Stayed up all night last night. Walked around neighborhood 5:30–6:20 AM, then went to bed for a few hours’ sleep. My brain has felt sluggish all day; my overall energy is fading. I’ve been so good about the daily posts, though, that I want to try writing something.

Talked about Persephone, Demeter, and Mrs. Nocerino [my mother’s introject, that I “inherited” from her] today.

Apparently there’s a hidden reason I didn’t do my “long weekend of writing” anytime in the past year: I’ve feared that I might descend into dangerous duende territory, and then not be able to return safely.

Why did I think of Albuquerque just now?

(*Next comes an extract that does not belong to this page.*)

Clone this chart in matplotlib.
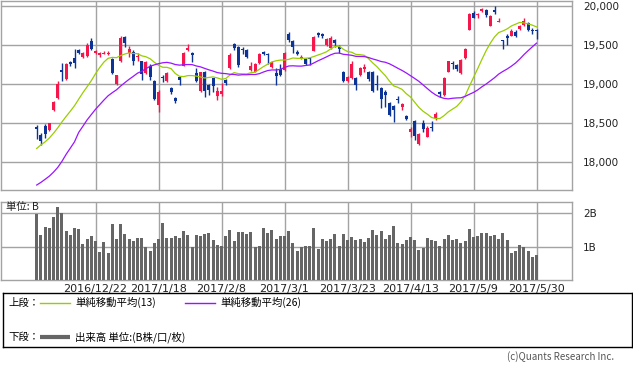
import numpy as np
import pandas as pd
import matplotlib
matplotlib.use("Agg")
import matplotlib.pyplot as plt

plt.rcParams['font.family'] = ['Noto Sans CJK JP', 'DejaVu Sans']

# 日経平均 日足 2016/12/2 - 2017/5/30
dates = [
    "2016/12/2", "2016/12/5", "2016/12/6", "2016/12/7", "2016/12/8", "2016/12/9",
    "2016/12/12", "2016/12/13", "2016/12/14", "2016/12/15", "2016/12/16",
    "2016/12/19", "2016/12/20", "2016/12/21", "2016/12/22",
    "2016/12/26", "2016/12/27", "2016/12/28", "2016/12/29", "2016/12/30",
    "2017/1/4", "2017/1/5", "2017/1/6", "2017/1/10", "2017/1/11", "2017/1/12",
    "2017/1/13", "2017/1/16", "2017/1/17", "2017/1/18", "2017/1/19", "2017/1/20",
    "2017/1/23", "2017/1/24", "2017/1/25", "2017/1/26", "2017/1/27",
    "2017/1/30", "2017/1/31", "2017/2/1", "2017/2/2", "2017/2/3",
    "2017/2/6", "2017/2/7", "2017/2/8", "2017/2/9", "2017/2/10",
    "2017/2/13", "2017/2/14", "2017/2/15", "2017/2/16", "2017/2/17",
    "2017/2/20", "2017/2/21", "2017/2/22", "2017/2/23", "2017/2/24",
    "2017/2/27", "2017/2/28", "2017/3/1", "2017/3/2", "2017/3/3",
    "2017/3/6", "2017/3/7", "2017/3/8", "2017/3/9", "2017/3/10",
    "2017/3/13", "2017/3/14", "2017/3/15", "2017/3/16", "2017/3/17",
    "2017/3/21", "2017/3/22", "2017/3/23", "2017/3/24",
    "2017/3/27", "2017/3/28", "2017/3/29", "2017/3/30", "2017/3/31",
    "2017/4/3", "2017/4/4", "2017/4/5", "2017/4/6", "2017/4/7",
    "2017/4/10", "2017/4/11", "2017/4/12", "2017/4/13", "2017/4/14",
    "2017/4/17", "2017/4/18", "2017/4/19", "2017/4/20", "2017/4/21",
    "2017/4/24", "2017/4/25", "2017/4/26", "2017/4/27", "2017/4/28",
    "2017/5/1", "2017/5/2", "2017/5/8", "2017/5/9", "2017/5/10",
    "2017/5/11", "2017/5/12", "2017/5/15", "2017/5/16", "2017/5/17",
    "2017/5/18", "2017/5/19", "2017/5/22", "2017/5/23", "2017/5/24",
    "2017/5/25", "2017/5/26", "2017/5/29", "2017/5/30",
]

opens = [
    18450, 18346, 18465, 18410, 18666, 18816, 19180, 19060, 19286, 19337,
    19436, 19342, 19363, 19555, 19393, 19370, 19390, 19390, 19316, 19000,
    19298, 19605, 19393, 19415, 19340, 19300, 19137, 19231, 19038, 18730,
    19090, 19038, 18944, 18825, 19094, 19235, 19436, 19395, 19137, 18910,
    19158, 18987, 19073, 18850, 18870, 19050, 19200, 19513, 19479, 19440,
    19436, 19179, 19158, 19265, 19406, 19385, 19222, 19137, 19188, 19179,
    19641, 19555, 19415, 19329, 19316, 19337, 19427, 19660, 19641, 19500,
    19457, 19564, 19479, 19158, 19043, 19073, 19073, 19115, 19190, 19158,
    19158, 19000, 18944, 18902, 18761, 18718, 18800, 18700, 18590, 18389,
    18530, 18231, 18496, 18325, 18445, 18560, 18893, 18859, 19158, 19265,
    19244, 19137, 19329, 19692, 19915, 19885, 19940, 19949, 19743, 19949,
    19799, 19564, 19610, 19615, 19671, 19700, 19756, 19786, 19692, 19690,
]
highs = [
    18480, 18376, 18483, 18505, 18782, 19038, 19273, 19273, 19300, 19444,
    19450, 19410, 19520, 19585, 19430, 19410, 19420, 19420, 19330, 19120,
    19615, 19615, 19487, 19436, 19393, 19300, 19290, 19250, 19050, 18923,
    19115, 19150, 18960, 18830, 19100, 19410, 19510, 19415, 19200, 19158,
    19170, 19000, 19080, 18966, 19017, 19060, 19393, 19520, 19490, 19480,
    19450, 19280, 19265, 19400, 19420, 19400, 19290, 19201, 19260, 19406,
    19668, 19570, 19430, 19370, 19330, 19350, 19620, 19670, 19650, 19590,
    19610, 19580, 19500, 19170, 19100, 19290, 19085, 19220, 19250, 19170,
    19170, 19115, 18960, 18920, 18770, 18730, 18840, 18760, 18600, 18450,
    18540, 18370, 18540, 18460, 18520, 18640, 18915, 19090, 19295, 19290,
    19260, 19320, 19460, 19906, 19930, 19910, 19980, 19960, 19880, 19998,
    19840, 19570, 19640, 19701, 19690, 19760, 19840, 19800, 19715, 19700,
]
lows = [
    18300, 18218, 18303, 18400, 18658, 18808, 19038, 19055, 19230, 19201,
    19380, 19330, 19350, 19436, 19380, 19350, 19380, 19370, 19130, 18990,
    19277, 19480, 19350, 19244, 19300, 19050, 19130, 19050, 18800, 18645,
    19030, 19030, 18870, 18750, 18990, 19230, 19420, 19286, 19030, 18900,
    18838, 18859, 18902, 18795, 18850, 18990, 19190, 19440, 19220, 19380,
    19330, 19170, 19150, 19260, 19370, 19260, 19210, 18987, 19100, 19170,
    19543, 19393, 19370, 19320, 19244, 19240, 19420, 19600, 19590, 19490,
    19450, 19480, 19400, 19020, 19020, 19060, 18923, 19100, 19160, 19040,
    18900, 18923, 18688, 18710, 18590, 18517, 18760, 18670, 18540, 18325,
    18280, 18224, 18380, 18320, 18400, 18540, 18830, 18850, 19150, 19190,
    19170, 19130, 19320, 19690, 19840, 19850, 19920, 19860, 19740, 19900,
    19790, 19444, 19500, 19610, 19598, 19690, 19740, 19680, 19640, 19573,
]
closes = [
    18426, 18274, 18360, 18497, 18765, 18996, 19155, 19250, 19253, 19273,
    19401, 19391, 19494, 19444, 19427, 19396, 19403, 19401, 19145, 19114,
    19594, 19520, 19454, 19301, 19364, 19134, 19287, 19095, 18813, 18894,
    19072, 19137, 18891, 18787, 19057, 19402, 19467, 19368, 19041, 19148,
    18914, 18918, 18976, 18910, 18907, 19007, 19378, 19459, 19238, 19437,
    19347, 19234, 19251, 19381, 19379, 19371, 19283, 19107, 19119, 19393,
    19564, 19469, 19379, 19344, 19254, 19318, 19604, 19633, 19609, 19577,
    19590, 19521, 19455, 19041, 19085, 19262, 18985, 19202, 19217, 19063,
    18909, 18983, 18810, 18861, 18597, 18664, 18797, 18747, 18552, 18426,
    18335, 18355, 18418, 18432, 18430, 18620, 18875, 19079, 19289, 19251,
    19197, 19310, 19445, 19895, 19843, 19900, 19961, 19883, 19869, 19919,
    19814, 19553, 19591, 19678, 19613, 19742, 19813, 19687, 19683, 19677,
]
# 移動平均の計算用 (2016/10/26 - 12/1 の終値)
prev_closes = [
    17391, 17336, 17446, 17425, 17442, 17134, 16905, 17177, 17171, 16251,
    17344, 17374, 17672, 17668, 17862, 17862, 17967, 18106, 18162, 18333,
    18381, 18356, 18307, 18308, 18513,
]
# 出来高 (B株)
volumes = [
    1.98, 1.36, 1.59, 1.56, 1.88, 2.18, 2.00, 1.48, 1.36, 1.56,
    1.53, 1.10, 1.25, 1.33, 1.19, 0.87, 1.15, 0.84, 1.69, 1.25,
    1.69, 1.39, 1.25, 1.19, 1.26, 1.26, 1.00, 0.89, 1.12, 1.25,
    1.72, 1.26, 1.26, 1.33, 1.26, 1.48, 1.36, 1.00, 1.36, 1.33,
    1.39, 1.42, 1.22, 1.07, 1.04, 1.33, 1.51, 1.19, 1.45, 1.45,
    1.39, 1.45, 1.02, 1.04, 1.57, 1.42, 1.51, 1.25, 1.33, 1.33,
    1.48, 1.13, 0.89, 1.02, 1.04, 1.04, 1.57, 0.95, 1.25, 1.19,
    1.25, 1.39, 1.04, 1.39, 1.22, 1.30, 1.22, 1.25, 1.16, 1.27,
    1.51, 1.36, 1.48, 1.25, 1.36, 1.63, 1.13, 1.10, 1.22, 1.30,
    1.22, 0.92, 0.98, 1.27, 1.22, 1.19, 1.04, 1.25, 1.36, 1.22,
    1.25, 1.13, 1.19, 1.54, 1.30, 1.33, 1.42, 1.42, 1.33, 1.36,
    1.25, 1.42, 1.22, 0.83, 0.89, 1.07, 1.01, 0.89, 0.72, 0.77,
]

tick_dates = ["2016/12/22", "2017/1/18", "2017/2/8", "2017/3/1",
              "2017/3/23", "2017/4/13", "2017/5/9", "2017/5/30"]
price_ticks = [18000, 18500, 19000, 19500, 20000]
vol_ticks = [1, 2]

RED = "#f5164b"
BLUE = "#0c3497"
GREEN = "#9acd00"
PURPLE = "#9a14ff"
GRID = "#a3a3a3"
VOLC = "#666666"

W, H = 633, 369


def px_box(l, t, r, b):
    return [l / W, 1 - b / H, (r - l) / W, (b - t) / H]


def main():
    n = len(closes)
    x = np.arange(n)
    o = np.array(opens, float)
    h = np.array(highs, float)
    lo = np.array(lows, float)
    c = np.array(closes, float)

    allc = pd.Series(prev_closes + closes, dtype=float)
    ma13 = allc.rolling(13).mean().to_numpy()[-n:]
    ma26 = allc.rolling(26).mean().to_numpy()[-n:]

    fig = plt.figure(figsize=(W / 100, H / 100), dpi=100)
    ax = fig.add_axes(px_box(0.5, 1, 572, 190))
    axv = fig.add_axes(px_box(0.5, 201.7, 572, 280))

    tick_pos = [dates.index(d) for d in tick_dates]
    xl = ((0.5 - 36.7) / 4.2, (572 - 36.7) / 4.2)

    for a in (ax, axv):
        a.set_xlim(*xl)
        a.set_xticks(tick_pos)
        a.grid(True, color=GRID, lw=1.0)
        a.set_axisbelow(True)
        for s in a.spines.values():
            s.set_color(GRID)
            s.set_linewidth(1.0)
        a.yaxis.tick_right()
        a.tick_params(length=0, labelsize=7.5, colors="#222222", pad=8)

    # ローソク足
    up = c >= o
    cols = np.where(up, RED, BLUE)
    ax.vlines(x, lo, h, colors=cols, lw=1.0, zorder=3)
    body_lo = np.minimum(o, c)
    body_h = np.maximum(np.abs(c - o), 10)
    ax.bar(x, body_h, bottom=body_lo, width=0.72, color=cols, zorder=4, linewidth=0)

    ax.plot(x, ma13, color=GREEN, lw=0.9, zorder=5)
    ax.plot(x, ma26, color=PURPLE, lw=0.9, zorder=5)

    ax.set_ylim(17641, 20064)
    ax.set_yticks(price_ticks)
    ax.set_yticklabels([f"{v:,}" for v in price_ticks], family="DejaVu Sans")
    ax.set_xticklabels([])

    # 出来高
    axv.bar(x, volumes, width=0.72, color=VOLC, linewidth=0, zorder=3)
    axv.set_ylim(0.038, 2.34)
    axv.set_yticks(vol_ticks)
    axv.set_yticklabels([f"{v}B" for v in vol_ticks], family="DejaVu Sans")
    axv.set_xticklabels(tick_dates, family="DejaVu Sans", fontsize=8)
    axv.tick_params(axis="x", pad=3)
    axv.text(5 / 571.5, 0.93, "単位: B", transform=axv.transAxes,
             fontsize=7.5, ha="left", va="center", color="#222222")

    # 凡例
    lg = fig.add_axes(px_box(3, 293, 632, 347))
    lg.set_xlim(0, 629)
    lg.set_ylim(54, 0)
    lg.set_xticks([])
    lg.set_yticks([])
    for s in lg.spines.values():
        s.set_color("black")
        s.set_linewidth(1.0)
    fs = 7.5
    lg.text(5, 9.5, "上段：", fontsize=fs, va="center", ha="left")
    lg.plot([37, 67], [9.5, 9.5], color=GREEN, lw=1.0)
    lg.text(72, 9.5, "単純移動平均(13)", fontsize=fs, va="center", ha="left")
    lg.plot([182, 212], [9.5, 9.5], color=PURPLE, lw=1.0)
    lg.text(217, 9.5, "単純移動平均(26)", fontsize=fs, va="center", ha="left")
    lg.text(5, 44, "下段：", fontsize=fs, va="center", ha="left")
    lg.plot([37, 67], [44, 44], color=VOLC, lw=3.0, solid_capstyle="butt")
    lg.text(72, 44, "出来高 単位:(B株/口/枚)", fontsize=fs, va="center", ha="left")

    fig.text(614 / W, 1 - 357 / H, "(c)Quants Research Inc.", ha="right",
             va="center", fontsize=7, color="#555555")

    fig.savefig("out.png", dpi=100)


if __name__ == "__main__":
    main()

The real city, or the place in my dream? Not sure.

My inner alligator is agitated.

+++

I discovered/unearthed my Life’s Purpose. It’s . . . to be myself.

Might sound easy and simple, but historically, it’s been the hardest thing in the world. No one still alive (except for Spouse) wants me to be myself. Most of the people who have definite ideas about the subject apparently want me to be the exact opposite of myself. They certainly want me to excise all my favorite parts of myself, so I can be as dull and ordinary as they are.

Hasn’t worked. Mostly. Because I am still afraid of all sorts of things that shouldn’t be terrifying:

  • What could I accomplish if I really tried as hard as I could?
  • Conversely, what magical things . . . come naturally? What do I do as easily as breathing, that other people don’t (or can’t)?
  • How and where can I apply my strengths to do good things in the world?
  • Which genders are part of me? To what degree? How do they get along inside of me?
  • If I wasn’t trying way too hard to chase after people who are indifferent to me, would anyone (besides Spouse) actually like me for myself? Would anyone seek me out?
  • If I really am as weird as I think I am, deep down, can I find the courage to show that person to the world? Can I love that person?

+++

It’s been 7 years since I decided to make my own art-making my top priority. What a long strange trip it’s been. It seemed like such a tiny thing at the time, but oh, it’s been rippling outward ever since.

I uploaded the photos from my flowers-and-me session a few days ago. Many of the shots are disturbing to look at — which caught me by surprise, as they weren’t disturbing to set up. They’re unsettling. They’re ambiguous.

Spouse’s best photographs often include those sorts of qualities, but I’ve never before reached that level of . . . skill? ideas? engagement?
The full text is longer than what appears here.